Les médecins ont droit au congé parental
Une accusation lancée contre Justin Trudeau était sans fondement
L’intention d’Ottawa de resserrer les règles fiscales s’appliquant aux corporations privées passe mal auprès des médecins, qui disent avoir besoin des économies générées pour notamment se payer des congés parentaux. Mardi, c’était au tour du premier ministre de Terre-Neuve de mettre en garde contre une réforme qui ferait, à son avis, fuir les médecins des régions. La réalité, c’est que les congés parentaux pour médecins existent déjà presque partout au pays.
Le gouvernement de Justin Trudeau veut mettre fin au saupoudrage salarial. Il s’agit pour un professionnel de s’incorporer et de verser un salaire à des membres adultes de sa famille même si ces personnes n’effectuent aucun travail pour la corporation. En divisant ainsi ses revenus, le professionnel se retrouve avec une facture fiscale à payer moins élevée. Des vidéos en ligne expliquent aux médecins pourquoi ils ont intérêt à s’incorporer de la sorte. L’une d’elles calcule que le médecin qui saupoudre un revenu de 200 000$ entre lui et deux proches peut économiser environ 20 000 $ par année.
La semaine dernière, alors qu’il se trouvait à Kelowna pour la réunion estivale de son caucus, Justin Trudeau a été interpellé par des médecins qui ont fait valoir que ce mécanisme permettait de payer un conjoint pour qu’il reste à la maison s’occuper des enfants. Lorsque M. Trudeau a fait valoir qu’il existait des congés parentaux pour les médecins, il s’est fait traiter de menteur.

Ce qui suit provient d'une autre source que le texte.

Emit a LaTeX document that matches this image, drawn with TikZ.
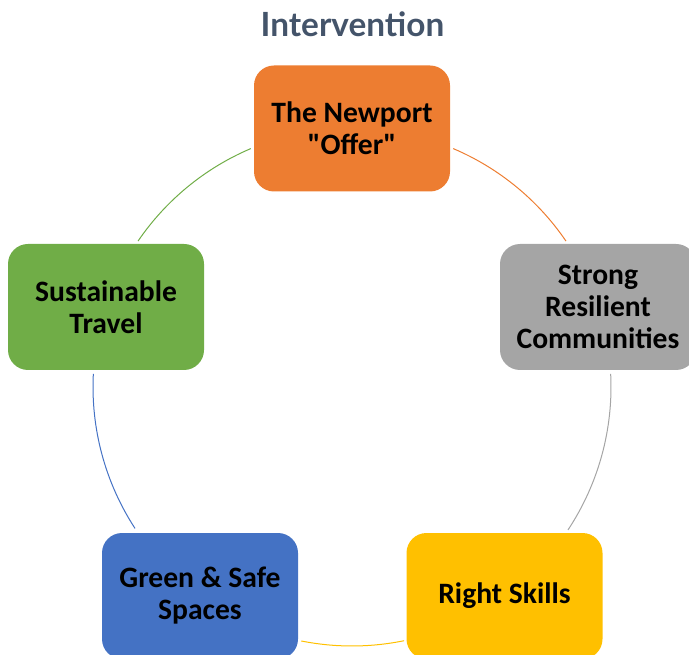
\documentclass[tikz,border=0pt]{standalone}
\usepackage{fontspec}
\usetikzlibrary{calc}
\setmainfont{Carlito}[Ligatures=TeXOff]
\newfontfamily\titlefont{Lato}
\definecolor{cOrange}{HTML}{ED7D31}
\definecolor{cGrey}{HTML}{A5A5A5}
\definecolor{cYellow}{HTML}{FFC000}
\definecolor{cBlue}{HTML}{4472C4}
\definecolor{cGreen}{HTML}{70AD47}
\definecolor{cTitle}{HTML}{44546A}
\begin{document}
\begin{tikzpicture}[x=0.75pt,y=0.75pt,
  box/.style={rounded corners=15pt, minimum width=147pt, minimum height=94.5pt,
    align=center, inner sep=0pt, font=\fontsize{22.2}{24}\selectfont\bfseries, text=black},
  ring/.style={line width=0.75pt}]
\useasboundingbox (0,0) rectangle (689,654);
\clip (0,0) rectangle (689,654);
\coordinate (O) at (352,267);
\node[anchor=base, text=cTitle, font=\titlefont\fontsize{25}{28}\selectfont\bfseries] (title) at (352.5,617) {Intervention};
\node[box, fill=cOrange] (offer) at (352,525.5) {The Newport\\"Offer"};
\node[box, fill=cGrey] (strong) at (598,347) {Strong\\Resilient\\Communities};
\node[box, fill=cYellow] (skills) at (504.5,58) {Right Skills};
\node[box, fill=cBlue] (green) at (200,58) {Green \& Safe\\Spaces};
\node[box, fill=cGreen] (travel) at (106,347) {Sustainable\\Travel};
\coordinate (g1) at ($(O)+(145.7:259)$);
\coordinate (o1) at ($(O)+(67:259)$);
\coordinate (s1) at ($(O)+(2.9:259)$);
\coordinate (y1) at ($(O)+(-78.4:259)$);
\coordinate (b1) at ($(O)+(213.1:259)$);
\draw[ring, cGreen] (g1) arc[start angle=145.7, end angle=113, radius=259];
\draw[ring, cOrange] (o1) arc[start angle=67, end angle=34.3, radius=259];
\draw[ring, cGrey] (s1) arc[start angle=2.9, end angle=-33.5, radius=259];
\draw[ring, cYellow] (y1) arc[start angle=-78.4, end angle=-101.3, radius=259];
\draw[ring, cBlue] (b1) arc[start angle=213.1, end angle=177.1, radius=259];
\end{tikzpicture}
\end{document}
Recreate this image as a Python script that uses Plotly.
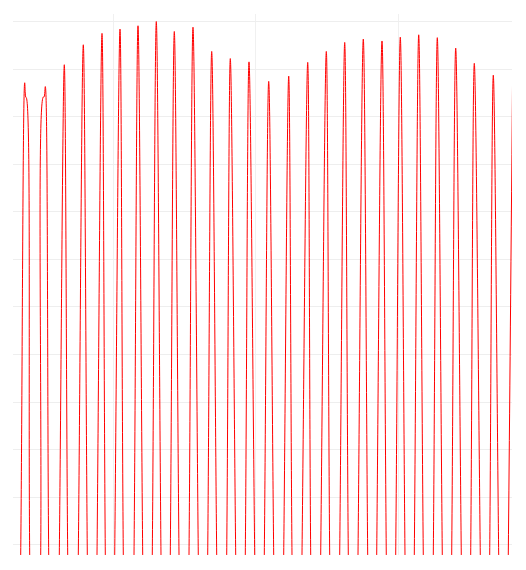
import plotly.graph_objects as go

# Times in hours, levels in grid units
peak_time = [36.51, 50.39, 63.19, 75.99, 88.59, 100.72, 112.84, 125.17, 137.30, 149.89,
             162.49, 175.02, 187.62, 200.89, 214.37, 227.17, 239.70, 252.09, 264.62, 277.22,
             289.55, 301.95, 314.48, 326.87, 339.40, 352.20, 365.20]
peak_level = [9.72, 9.64, 10.10, 10.52, 10.76, 10.85, 10.92, 11.01, 10.80, 10.89,
              10.38, 10.23, 10.16, 9.75, 9.86, 10.15, 10.38, 10.57, 10.64, 10.60,
              10.68, 10.73, 10.67, 10.45, 10.13, 9.88, 9.85]

shoulder_time = [37.20, 37.70, 49.00, 49.55]
shoulder_level = [9.42, 9.40, 9.42, 9.42]

rise_time = [33.82, 47.29, 59.82, 72.62, 85.22, 97.15, 110.15, 122.47, 134.60, 147.20,
             159.80, 172.60, 185.13, 197.93, 211.00, 223.32, 235.92, 248.72, 261.05, 273.64,
             286.45, 298.98, 311.78, 324.17, 336.97, 349.77, 362.30]
fall_time = [39.88, 52.68, 65.48, 78.69, 90.81, 102.94, 116.01, 128.33, 140.46, 153.46,
             165.86, 178.66, 191.46, 204.26, 216.58, 229.18, 241.98, 254.51, 267.58, 280.11,
             292.71, 305.04, 317.84, 330.64, 343.44, 355.83]
edge_level = -0.22

trough_time = [30.00, 43.60, 56.25, 69.05, 81.95, 93.98, 106.55, 119.24, 131.47, 143.83,
               156.63, 169.23, 181.90, 194.70, 207.63, 219.95, 232.55, 245.35, 257.78,
               270.61, 283.28, 295.85, 308.41, 321.01, 333.81, 346.61, 359.20]
trough_level = [-10.0, -9.9, -10.1, -10.2, -10.3, -10.3, -10.4, -10.4, -10.3, -10.2,
                -10.0, -9.9, -9.8, -9.8, -9.9, -10.0, -10.1, -10.2, -10.3, -10.3,
                -10.3, -10.2, -10.1, -10.0, -9.9, -9.8, -9.8]

pts = []
pts += list(zip(peak_time, peak_level))
pts += list(zip(shoulder_time, shoulder_level))
pts += [(t, edge_level) for t in rise_time]
pts += [(t, edge_level) for t in fall_time]
pts += list(zip(trough_time, trough_level))
pts.sort(key=lambda p: p[0])
xs = [p[0] for p in pts]
ys = [p[1] for p in pts]

fig = go.Figure()
fig.add_trace(go.Scatter(x=xs, y=ys, mode="lines",
                         line=dict(color="red", width=1, shape="spline"),
                         hoverinfo="skip"))

fig.update_layout(
    width=526, height=570,
    margin=dict(l=13, r=14, t=14, b=15),
    paper_bgcolor="white", plot_bgcolor="white",
    showlegend=False,
    xaxis=dict(range=[28.63, 364.8], tick0=0, dtick=96, showgrid=True,
               gridcolor="#f0f0f0", gridwidth=1, zeroline=False,
               showticklabels=False, ticks="", showline=False),
    yaxis=dict(range=[-0.221, 11.168], tick0=0, dtick=1, showgrid=True,
               gridcolor="#eeeeee", gridwidth=1, zeroline=False,
               showticklabels=False, ticks="", showline=False),
)

fig.write_html("out.html")
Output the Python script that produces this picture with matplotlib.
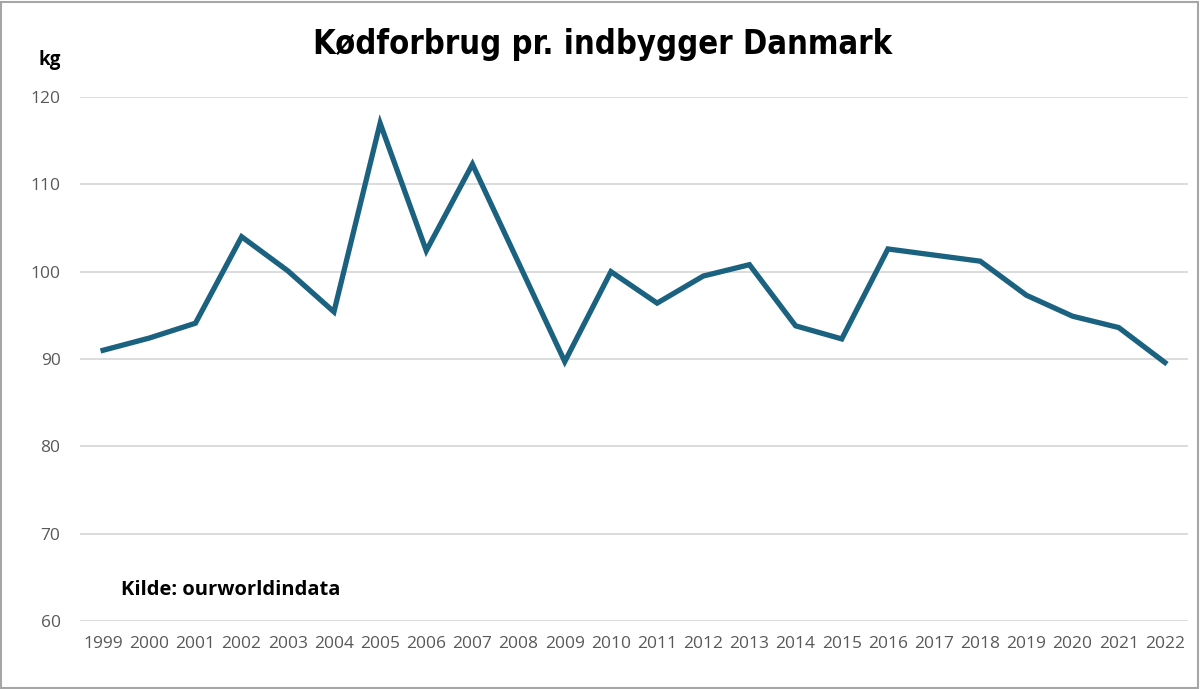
import numpy as np
import matplotlib.pyplot as plt
from matplotlib.patches import Rectangle

# Data
years = [str(y) for y in range(1999, 2023)]
kg_per_person = [91.0, 92.4, 94.1, 104.0, 100.1, 95.4, 117.0, 102.4, 112.3, 101.0,
                 89.7, 100.0, 96.4, 99.5, 100.8, 93.8, 92.3, 102.6, 101.9, 101.2,
                 97.3, 94.9, 93.6, 89.6]
y_ticks = [60, 70, 80, 90, 100, 110, 120]

plt.rcParams['font.family'] = ['Open Sans', 'DejaVu Sans']

fig = plt.figure(figsize=(12, 6.89), dpi=100)
ax = fig.add_axes([0.0667, 0.0987, 0.9233, 0.7605])

x = np.arange(len(years))
ax.plot(x, kg_per_person, color="#1b6180", linewidth=3.8, solid_joinstyle="miter", zorder=3)

ax.set_xlim(-0.5, len(years) - 0.5)
ax.set_ylim(60, 120)
ax.set_yticks(y_ticks)
ax.set_xticks(x)
ax.set_xticklabels(years)
ax.tick_params(axis="both", length=0, colors="#595959", labelsize=12.5)
ax.tick_params(axis="y", pad=14)
ax.tick_params(axis="x", pad=11)

ax.grid(axis="y", color="#d9d9d9", linewidth=1.3)
ax.set_axisbelow(True)
for s in ax.spines.values():
    s.set_visible(False)

fig.text(0.502, 0.935, "Kødforbrug pr. indbygger Danmark", ha="center", va="center",
         fontsize=23.5, fontweight="bold", fontstretch="condensed", color="black",
         family=['DejaVu Sans'])
fig.text(0.041, 0.913, "kg", ha="center", va="center", fontsize=13.5, fontweight="bold")
fig.text(0.101, 0.143, "Kilde: ourworldindata", ha="left", va="center",
         fontsize=14.5, fontweight="bold")

# Frame around the picture
fig.patches.append(Rectangle((0.001, 0.002), 0.997, 0.995, transform=fig.transFigure,
                             fill=False, edgecolor="#a6a6a6", linewidth=1.5))

fig.savefig("out.png", dpi=100)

Après vérification, on a observé que 9 des 10 provinces canadiennes offrent effectivement un congé parental aux médecins. Ce congé est de 17 semaines, sauf en Saskatchewan où il est de 20 semaines. Le montant versé est de 1000$ par semaine dans cinq provinces, de 1200$ à Terre-Neuve et au Manitoba et de 1300$ en Saskatchewan. Seule l’Île-du-Prince-Édouard, où pratiquent 246 médecins, n’offre pas de congé parental.
Si la durée de ce congé est moins longue que celui offert par Ottawa à tous les travailleurs salariés (50 semaines), il est cependant beaucoup plus généreux. Le programme fédéral ne remplace que 55 % du salaire assurable, jusqu’à concurrence de 543 $ par semaine.
Au Québec, la situation est encore plus confortable, les médecins se qualifiant au programme d’assurance parentale de la province de 50 semaines, à 970$ par semaine pour la première moitié, puis à 765 $. De surcroît, ils peuvent en parallèle se prévaloir d’un programme mis sur pied pour eux en 1996 accordant 12 semaines de congé à raison de 1500 $ par semaine pour les omnipraticiens et de 2400$ pour les spécialistes. Les médecins travaillant en pratique privée peuvent aussi se qualifier à une indemnisation supplémentaire allant de 8000 $ à 12 000 $.
L’Association médicale canadienne n’a pas voulu accorder d’entrevue au Devoir. Une porte-parole a redirigé nos demandes vers le site Internet de l’organisation, où on peut entendre la présidente, Gigi Osler. « Nous avons entendu des histoires difficiles de femmes qui disent que ces changements fiscaux les désavantageront, dit-elle. Certaines ont dit qu’elles sont fâchées et frustrées d’avoir à choisir entre leur emploi de rêve — être médecin — et devenir mère.»
L’Association des infirmières et infirmiers du Canada (AIIC) appuie les changements proposés. En tant que salariées, les infirmières ne se qualifient pas à l’incorporation et aux avantages fiscaux qu’Ottawa veut éliminer. «Nous croyons que chaque palier du gouvernement a le devoir d’assurer que tous les contribuables, y compris ceux dans la tranche de revenu la plus élevée, paient leur juste part», dit la déclaration officielle. L’AIIC s’est depuis défendue de faire de cet enjeu un débat entre médecins et infirmières.
À Saint-Jean mardi, le premier ministre terreneuvien, Dwight Ball, a demandé au cabinet de Justin Trudeau, qui s’y réunissait en vue de la rentrée parlementaire, d’expliquer clairement les «conséquences» des changements envisagés. «Je veux m’assurer que nous aurons assez de médecins, assez de fournisseurs de soins de santé.»